======== AVAILABLE DATA

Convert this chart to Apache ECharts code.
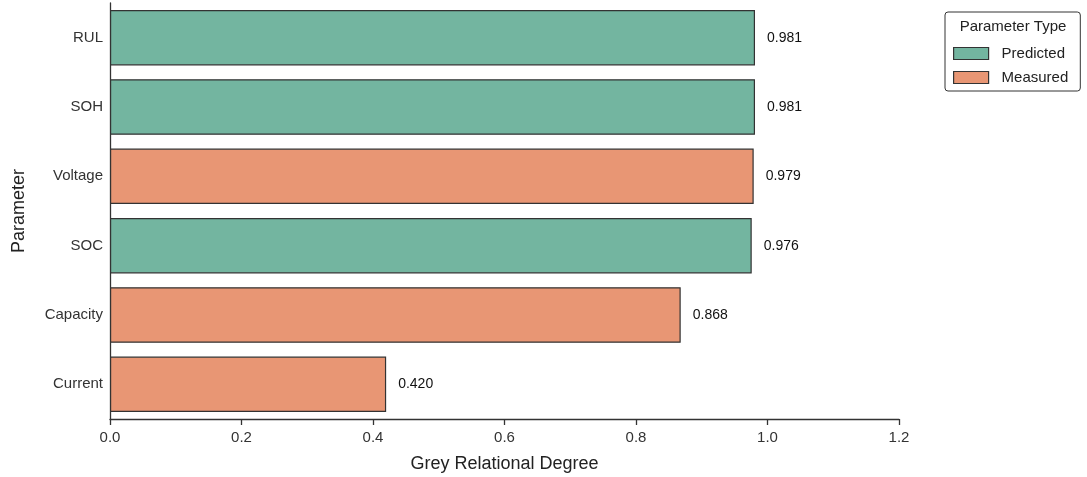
<!DOCTYPE html>
<html><head><meta charset="utf-8">
<script src="https://cdn.jsdelivr.net/npm/echarts@6/dist/echarts.min.js"></script>
<style>html,body{margin:0;padding:0;background:#fff}#c{width:1087px;height:477px}</style>
</head><body><div id="c"></div>
<script>
const categories = ['RUL', 'SOH', 'Voltage', 'SOC', 'Capacity', 'Current'];
const values = [0.981, 0.981, 0.979, 0.976, 0.868, 0.420];
const types = ['Predicted', 'Predicted', 'Measured', 'Predicted', 'Measured', 'Measured'];
const xTicks = [0, 0.2, 0.4, 0.6, 0.8, 1.0, 1.2];

const colors = { Predicted: '#73b5a0', Measured: '#e89674' };
const font = 'Liberation Sans, Arial, sans-serif';

function seriesFor(t) {
  return {
    name: t, type: 'bar', barWidth: '80%', barGap: '-100%',
    itemStyle: { color: colors[t], borderColor: '#333', borderWidth: 1.2 },
    label: { show: true, position: 'right', distance: 12, fontFamily: font, fontSize: 14, color: '#111',
      formatter: p => p.value.toFixed(3) },
    data: values.map((v, i) => types[i] === t ? v : '-')
  };
}

const chart = echarts.init(document.getElementById('c'), null, { renderer: 'canvas' });
chart.setOption({
  animation: false,
  grid: { left: 110, right: 188, top: 3, bottom: 58, containLabel: false, outerBoundsMode: 'none' },
  xAxis: {
    type: 'value', min: 0, max: 1.2, interval: 0.2,
    name: 'Grey Relational Degree', nameLocation: 'middle', nameGap: 36,
    nameTextStyle: { fontFamily: font, fontSize: 18, color: '#222' },
    axisLine: { show: true, lineStyle: { color: '#333', width: 1.3 } },
    axisTick: { show: true, length: 6, lineStyle: { color: '#333', width: 1.3 } },
    axisLabel: { fontFamily: font, fontSize: 15, color: '#333', margin: 11,
      formatter: v => xTicks.includes(+v.toFixed(1)) ? v.toFixed(1) : '' },
    splitLine: { show: false }
  },
  yAxis: {
    type: 'category', data: categories, inverse: true,
    name: 'Parameter', nameLocation: 'middle', nameGap: 82, nameRotate: 90,
    nameTextStyle: { fontFamily: font, fontSize: 18, color: '#222' },
    axisLine: { show: true, lineStyle: { color: '#333', width: 1.3 } },
    axisTick: { show: false },
    axisLabel: { fontFamily: font, fontSize: 15, color: '#333', margin: 7 },
    splitLine: { show: false }
  },
  legend: {
    orient: 'vertical', left: 945, top: 12, width: 136,
    padding: [34, 12, 6, 8], itemGap: 9, itemWidth: 35, itemHeight: 12,
    icon: 'rect',
    borderColor: '#333', borderWidth: 1, borderRadius: 3,
    textStyle: { fontFamily: font, fontSize: 15, color: '#222', padding: [0, 0, 0, 8] },
    itemStyle: { borderColor: '#333', borderWidth: 1.2 },
    data: ['Predicted', 'Measured']
  },
  graphic: [{
    type: 'text', x: 1013, y: 27,
    style: { text: 'Parameter Type', fontFamily: font, fontSize: 15, fill: '#222', align: 'center', verticalAlign: 'middle' }
  }],
  series: [seriesFor('Predicted'), seriesFor('Measured')]
});
</script></body></html>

================

Give again, word for word, every line from the top of the data through the line with "const xTicks = [0, 0.2, 0.4, 0.6, 0.8, 1.0, 1.2];", both ends included, and exclude the pictures.

WORKED ANSWER.
Convert this chart to Apache ECharts code.
<!DOCTYPE html>
<html><head><meta charset="utf-8">
<script src="https://cdn.jsdelivr.net/npm/echarts@6/dist/echarts.min.js"></script>
<style>html,body{margin:0;padding:0;background:#fff}#c{width:1087px;height:477px}</style>
</head><body><div id="c"></div>
<script>
const categories = ['RUL', 'SOH', 'Voltage', 'SOC', 'Capacity', 'Current'];
const values = [0.981, 0.981, 0.979, 0.976, 0.868, 0.420];
const types = ['Predicted', 'Predicted', 'Measured', 'Predicted', 'Measured', 'Measured'];
const xTicks = [0, 0.2, 0.4, 0.6, 0.8, 1.0, 1.2];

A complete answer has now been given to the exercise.